Findo o ciclo colonial, temos assistido a uma renovação do interesse por alguns espaços que compreendem, justamente, essa geografia remota. O Oriente vem ganhando forma não só enquanto horizonte espiritual e filosófico, mas também integrado num processo de revisão das grandes aventuras marítimas e da História.
Certas noções, certos juízos, pela força do hábito, ganham o estatuto de inquebráveis na linguagem e na memória. Estabelece-se uma convivência pacífica entre o nosso discernimento e eles. Mas se lhes damos algum tempo, um olhar mais apurado, percebemos que afinal são frágeis, instáveis — que rapidamente acusam o toque. É sobre um desses binómios aparentemente inabaláveis que me proponho reflectir neste preâmbulo.

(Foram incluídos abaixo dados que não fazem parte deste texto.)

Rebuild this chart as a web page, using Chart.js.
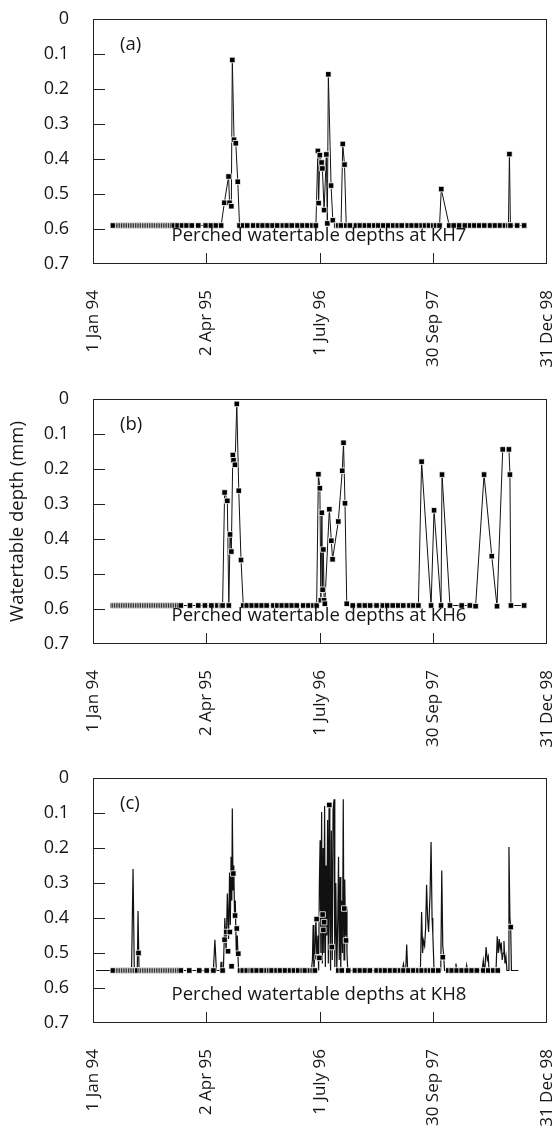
<!DOCTYPE html>
<html>
<head>
<meta charset="utf-8">
<script src="https://cdn.jsdelivr.net/npm/chart.js@4.4.1/dist/chart.umd.min.js"></script>
<style>
  html, body { margin: 0; padding: 0; background: #fff; overflow: hidden; }
  .panel { position: absolute; left: 0; width: 554px; height: 379px; }
</style>
</head>
<body>
<div class="panel" style="top:-1px"><canvas id="kh7Chart" width="554" height="379"></canvas></div>
<div class="panel" style="top:379px"><canvas id="kh6Chart" width="554" height="379"></canvas></div>
<div class="panel" style="top:758px"><canvas id="kh8Chart" width="554" height="379"></canvas></div>
<script>
// ---- axis ticks (x in days since 1 Jan 94) ----
const xTickDays = [0, 456, 912, 1368, 1825];
const xTickLabels = ['1 Jan 94', '2 Apr 95', '1 July 96', '30 Sep 97', '31 Dec 98'];
const yTicks = [0, 0.1, 0.2, 0.3, 0.4, 0.5, 0.6, 0.7];
const yTickLabels = ['0', '0.1', '0.2', '0.3', '0.4', '0.5', '0.6', '0.7'];

// ---- (a) KH7 readings [day, depth m] ----
const kh7Obs = [
  [80, .59], [101, .59], [108, .59], [115, .59], [122, .59], [129, .59], [136, .59], [143, .59],
  [150, .59], [157, .59], [164, .59], [171, .59], [178, .59], [185, .59], [192, .59], [199, .59],
  [206, .59], [213, .59], [220, .59], [227, .59], [234, .59], [241, .59], [248, .59], [255, .59],
  [262, .59], [269, .59], [276, .59], [283, .59], [290, .59], [297, .59], [304, .59], [311, .59],
  [318, .59], [325, .59], [340, .59], [358, .59], [376, .59], [397, .59], [423, .59], [453, .59],
  [474, .59], [494, .59], [515, .59],
  [528, .525], [545, .45], [549, .525], [556, .535], [560, .117], [567, .345], [574, .355], [582, .465], [589, .59],
  [604, .59], [620, .59], [644, .59], [665, .59], [682, .59], [702, .59], [722, .59], [741, .59],
  [763, .59], [779, .59], [799, .59], [822, .59], [842, .59], [862, .59], [882, .59], [896, .59],
  [904, .377], [907, .526], [912, .389], [919, .41], [922, .427], [929, .546], [938, .387], [942, .584],
  [946, .158], [957, .476], [964, .575], [979, .59],
  [986, .59], [997, .59], [1004, .357], [1011, .416], [1018, .59],
  [1033, .59], [1057, .59], [1073, .59], [1093, .59], [1111, .59], [1131, .59], [1147, .59], [1167, .59],
  [1187, .59], [1207, .59], [1225, .59], [1241, .59], [1265, .59], [1281, .59], [1301, .59], [1321, .59],
  [1335, .59], [1351, .59], [1368, .59], [1379, .59], [1393, .59],
  [1400, .486], [1432, .59],
  [1450, .59], [1472, .59], [1495, .59], [1516, .59], [1533, .59], [1553, .59], [1573, .59], [1596, .59],
  [1616, .59], [1636, .59], [1656, .59], [1670, .59],
  [1674, .386], [1678, .59], [1705, .59], [1733, .59]
];

// ---- (b) KH6 readings ----
const kh6Obs = [
  [80, .59], [87, .59], [94, .59], [101, .59], [108, .59], [115, .59], [122, .59], [129, .59],
  [136, .59], [143, .59], [150, .59], [157, .59], [164, .59], [171, .59], [178, .59], [185, .59],
  [192, .59], [199, .59], [206, .59], [213, .59], [220, .59], [227, .59], [234, .59], [241, .59],
  [248, .59], [255, .59], [262, .59], [269, .59], [276, .59], [283, .59], [290, .59], [297, .59],
  [304, .59], [311, .59], [318, .59], [325, .59], [332, .59], [339, .59], [346, .59], [353, .59],
  [390, .59], [423, .59], [450, .59], [476, .59], [500, .59], [515, .59], [521, .59],
  [529, .267], [540, .291], [546, .59], [551, .387], [556, .436], [562, .16], [565, .175], [571, .188],
  [578, .014], [586, .262], [595, .46], [604, .59],
  [618, .59], [638, .59], [658, .59], [678, .59], [698, .59], [725, .59], [741, .59], [759, .59],
  [779, .59], [799, .59], [819, .59], [845, .59], [866, .59], [886, .59], [899, .59],
  [906, .215], [912, .255], [916, .575], [920, .325], [923, .545], [926, .43], [929, .575], [932, .585],
  [950, .315], [958, .405], [963, .458], [986, .35], [1002, .205], [1007, .125], [1013, .298], [1020, .585],
  [1044, .59], [1071, .59], [1093, .59], [1114, .59], [1140, .59], [1165, .59], [1183, .59], [1205, .59],
  [1227, .59], [1247, .59], [1272, .59], [1288, .59], [1308, .59],
  [1321, .179], [1359, .59], [1371, .318], [1399, .59], [1403, .216], [1435, .59], [1482, .59], [1515, .59],
  [1538, .592], [1572, .216], [1603, .449], [1624, .592], [1647, .144], [1672, .144], [1676, .216], [1680, .59],
  [1733, .59]
];

// ---- (c) KH8 manual readings ----
const kh8Obs = [
  [80, .55], [101, .55], [108, .55], [115, .55], [122, .55], [129, .55], [136, .55], [143, .55],
  [150, .55], [157, .55], [164, .55], [171, .55], [178, .55], [183, .50], [192, .55], [199, .55],
  [206, .55], [213, .55], [220, .55], [227, .55], [234, .55], [241, .55], [248, .55], [255, .55],
  [262, .55], [269, .55], [276, .55], [283, .55], [290, .55], [297, .55], [304, .55], [311, .55],
  [318, .55], [325, .55], [332, .55], [339, .55], [346, .55], [353, .55],
  [387, .55], [427, .55], [457, .55], [484, .55], [521, .55],
  [529, .462], [536, .44], [543, .495], [550, .44], [557, .538], [564, .273], [571, .393], [578, .43],
  [584, .502], [591, .55],
  [602, .55], [618, .55], [634, .55], [642, .55], [658, .55], [678, .55], [698, .55], [709, .55],
  [718, .55], [738, .55], [752, .55], [772, .55], [792, .55], [808, .55], [825, .55], [843, .55],
  [852, .55], [872, .55], [883, .55], [892, .55],
  [899, .403], [903, .512], [910, .514], [923, .39], [926, .434], [929, .412], [950, .077], [960, .483],
  [986, .55], [1000, .55], [1010, .373], [1017, .464], [1026, .55],
  [1053, .55], [1073, .55], [1093, .55], [1113, .55], [1140, .55], [1158, .55], [1174, .55], [1194, .55],
  [1214, .55], [1234, .55], [1248, .55], [1268, .55], [1288, .55], [1308, .55], [1321, .55], [1341, .55],
  [1355, .55], [1368, .55], [1388, .55], [1406, .512], [1428, .55], [1442, .55], [1462, .55], [1482, .55],
  [1502, .55], [1522, .55], [1543, .55], [1569, .55], [1589, .55], [1609, .55], [1627, .55],
  [1679, .426]
];

// ---- (c) KH8 logger trace ----
const kh8Logger = [
  [12, .55], [155, .55], [161, .26], [166, .55], [178, .55], [181, .38], [185, .55],
  [484, .55], [490, .462], [496, .55], [512, .55], [515, .525], [518, .55], [524, .55], [530, .40],
  [535, .50], [540, .33], [545, .46], [549, .27], [552, .42], [555, .225], [558, .35], [560, .087],
  [563, .32], [566, .25], [569, .40], [572, .35], [576, .50], [580, .45], [585, .55], [595, .55],
  [878, .55], [882, .52], [885, .42], [888, .55], [892, .50], [896, .40], [900, .52], [904, .45],
  [907, .55], [910, .30], [913, .178], [916, .50], [919, .097], [922, .53], [925, .20], [928, .50],
  [931, .08], [934, .54], [937, .25], [940, .45], [943, .12], [946, .53], [949, .077], [952, .40],
  [955, .55], [958, .15], [962, .52], [965, .09], [969, .061], [972, .54], [976, .30], [980, .55],
  [984, .40], [987, .225], [990, .52], [993, .283], [996, .55], [999, .35], [1003, .50], [1006, .061],
  [1009, .52], [1012, .29], [1015, .45], [1018, .37], [1021, .50], [1024, .55],
  [1243, .55], [1248, .531], [1252, .55], [1257, .55], [1261, .476], [1265, .55],
  [1316, .55], [1321, .383], [1325, .50], [1328, .464], [1333, .48], [1337, .43], [1341, .305], [1345, .40],
  [1349, .44], [1355, .33], [1359, .183], [1363, .40], [1366, .445], [1371, .55],
  [1398, .55], [1402, .264], [1406, .48], [1410, .51], [1413, .55],
  [1456, .55], [1459, .53], [1462, .55], [1499, .55], [1502, .535], [1505, .55],
  [1564, .55], [1569, .521], [1573, .55], [1576, .54], [1580, .483], [1585, .52], [1589, .51], [1592, .55],
  [1620, .55], [1625, .452], [1629, .50], [1633, .46], [1637, .49], [1641, .47], [1645, .52], [1649, .50],
  [1652, .466], [1656, .53], [1660, .51], [1664, .55], [1669, .55], [1672, .197], [1676, .40], [1679, .426],
  [1682, .55], [1710, .55]
];

const FONT = '"Open Sans", "Noto Sans", sans-serif';
const INK = '#161616';
Chart.defaults.font.family = FONT;
Chart.defaults.font.size = 18;
Chart.defaults.color = INK;

const toXY = (rows) => rows.map(([d, v]) => ({ x: d, y: v }));

// box, inward tick marks, panel tag and caption
const framePlugin = {
  id: 'frame',
  afterDraw(chart, args, opts) {
    const { ctx, chartArea: a, scales: { x, y } } = chart;
    ctx.save();
    ctx.strokeStyle = '#222';
    ctx.lineWidth = 1;
    ctx.strokeRect(a.left + 0.5, a.top + 0.5, a.right - a.left - 1, a.bottom - a.top - 1);
    ctx.beginPath();
    yTicks.slice(1, -1).forEach(v => {
      const py = Math.round(y.getPixelForValue(v)) + 0.5;
      ctx.moveTo(a.left, py);
      ctx.lineTo(a.left + 12, py);
    });
    xTickDays.slice(1, -1).forEach(d => {
      const px = Math.round(x.getPixelForValue(d)) + 0.5;
      ctx.moveTo(px, a.bottom);
      ctx.lineTo(px, a.bottom - 11);
    });
    ctx.stroke();
    ctx.fillStyle = INK;
    ctx.font = '18.5px ' + FONT;
    ctx.textAlign = 'left';
    ctx.fillText(opts.tag, a.left + 27, a.top + 31);
    ctx.textAlign = 'center';
    ctx.fillText(opts.caption, (a.left + a.right) / 2 - 1, a.top + 222);
    ctx.restore();
  }
};

const obsStyle = {
  showLine: true,
  borderColor: '#111',
  borderWidth: 1,
  tension: 0,
  pointStyle: 'rect',
  pointRadius: 3.9,
  pointBackgroundColor: '#000',
  pointBorderColor: '#fff',
  pointBorderWidth: 0.8
};

function makeChart(id, datasets, tag, caption, yTitle) {
  return new Chart(document.getElementById(id), {
    type: 'scatter',
    data: { datasets },
    options: {
      responsive: false,
      animation: false,
      events: [],
      layout: { padding: { top: 20, right: 7, left: 0, bottom: 0 } },
      plugins: {
        legend: { display: false },
        tooltip: { enabled: false },
        frame: { tag, caption }
      },
      scales: {
        x: {
          type: 'linear',
          min: 0,
          max: 1825,
          grid: { display: false },
          border: { display: false },
          afterBuildTicks: s => { s.ticks = xTickDays.map(v => ({ value: v })); },
          afterFit: s => { s.height = 114; s.paddingLeft = 0; s.paddingRight = 0; },
          ticks: {
            autoSkip: false,
            minRotation: 90,
            maxRotation: 90,
            padding: 18,
            font: { size: 17 },
            callback: (v, i) => xTickLabels[i]
          }
        },
        y: {
          type: 'linear',
          min: 0,
          max: 0.7,
          reverse: true,
          grid: { display: false },
          border: { display: false },
          afterBuildTicks: s => { s.ticks = yTicks.map(v => ({ value: v })); },
          afterFit: s => { s.width = 93; s.paddingTop = 0; s.paddingBottom = 0; },
          ticks: { padding: 16, callback: (v, i) => yTickLabels[i] },
          title: {
            display: !!yTitle,
            text: yTitle || '',
            font: { size: 18.5 },
            padding: { top: 7, bottom: 0 }
          }
        }
      }
    },
    plugins: [framePlugin]
  });
}

makeChart('kh7Chart', [
  { label: 'KH7', data: toXY(kh7Obs), ...obsStyle }
], '(a)', 'Perched watertable depths at KH7');

makeChart('kh6Chart', [
  { label: 'KH6', data: toXY(kh6Obs), ...obsStyle }
], '(b)', 'Perched watertable depths at KH6', 'Watertable depth (mm)');

makeChart('kh8Chart', [
  { label: 'KH8 readings', data: toXY(kh8Obs), ...obsStyle, showLine: false },
  { label: 'KH8 logger', data: toXY(kh8Logger), showLine: true, borderColor: '#111', borderWidth: 1.2, tension: 0, pointRadius: 0 }
], '(c)', 'Perched watertable depths at KH8');
</script>
</body>
</html>
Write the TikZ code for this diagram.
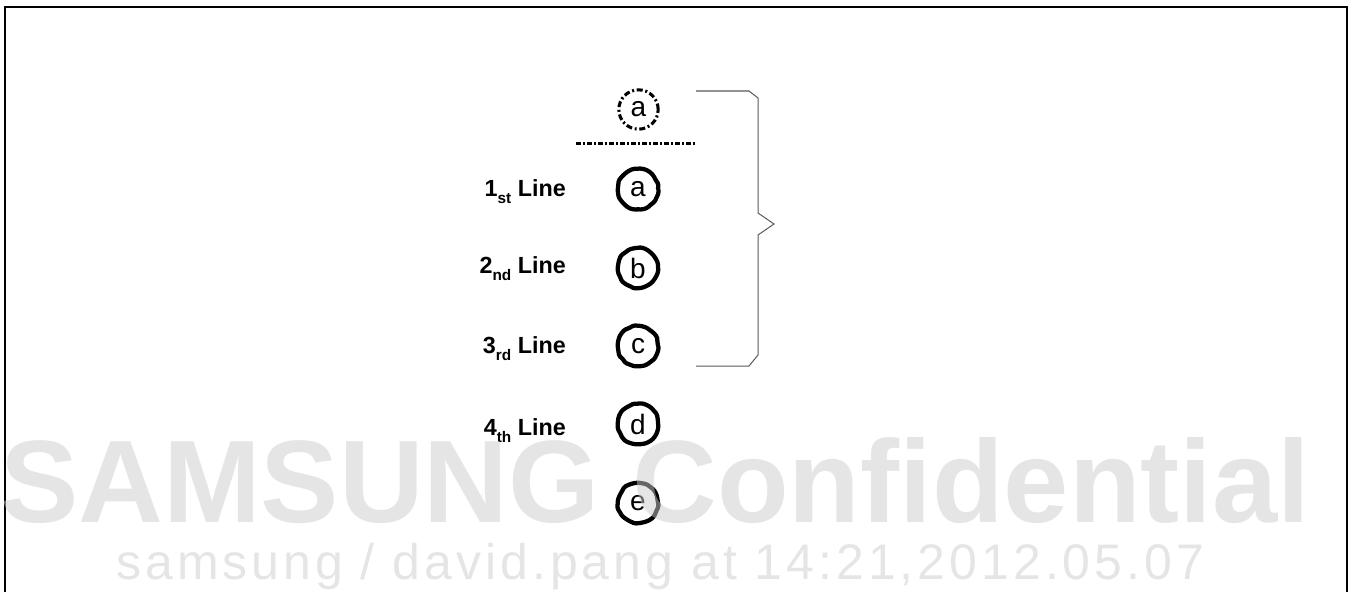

Em que termos nos habituámos a distinguir o Oriente do Ocidente? Quais os critérios que nos impelem a compor instantaneamente estas duas ideias? É natural que nos satisfaça, numa primeira tentativa de classificação, o critério geográfico — no fundo, parte da nossa formação está filiada na ideia de que Ocidente e Oriente constituem dois espaços físicos distintos. Mas a simples separação entre Europa e Ásia (como sendo o Ocidente e o Oriente, respectivamente) fica desde logo condenada ao fracasso: cabem na nossa ideia de Ocidente vários espaços geográficos que se encontram fora da Europa (como os Estados Unidos, o Canadá ou a Austrália) e, por sua vez, a nossa ideia de Oriente não exclui países legitimamente europeus (como a Turquia) ou norte-africanos (como a Tunísia, a Líbia ou Marrocos).
Tal acontece porque a separação entre Ocidente e Oriente depende — tem dependido ao longo dos séculos — de uma linha geográfica imaginária: se fizermos voo raso sobre os limites dessa geografia, para a qual Edward W. Said (1978) nos ensinaria a olhar, percebemos que ainda hoje o Oriente se traduz numa amálgama de espaços, alguns consideravelmente distantes, cujas raízes históricas, políticas, religiosas, culturais não podiam ser mais variáveis. O Oriente continua então a corresponder a uma vasta e ilusória colecção de imagens que vão da Índia a Marrocos, do Japão ao Egipto, do Irão à China. Assim, compor essa linha imaginária obriga-nos a rever também concepções temporais, históricas, que estão na origem das duas ideias.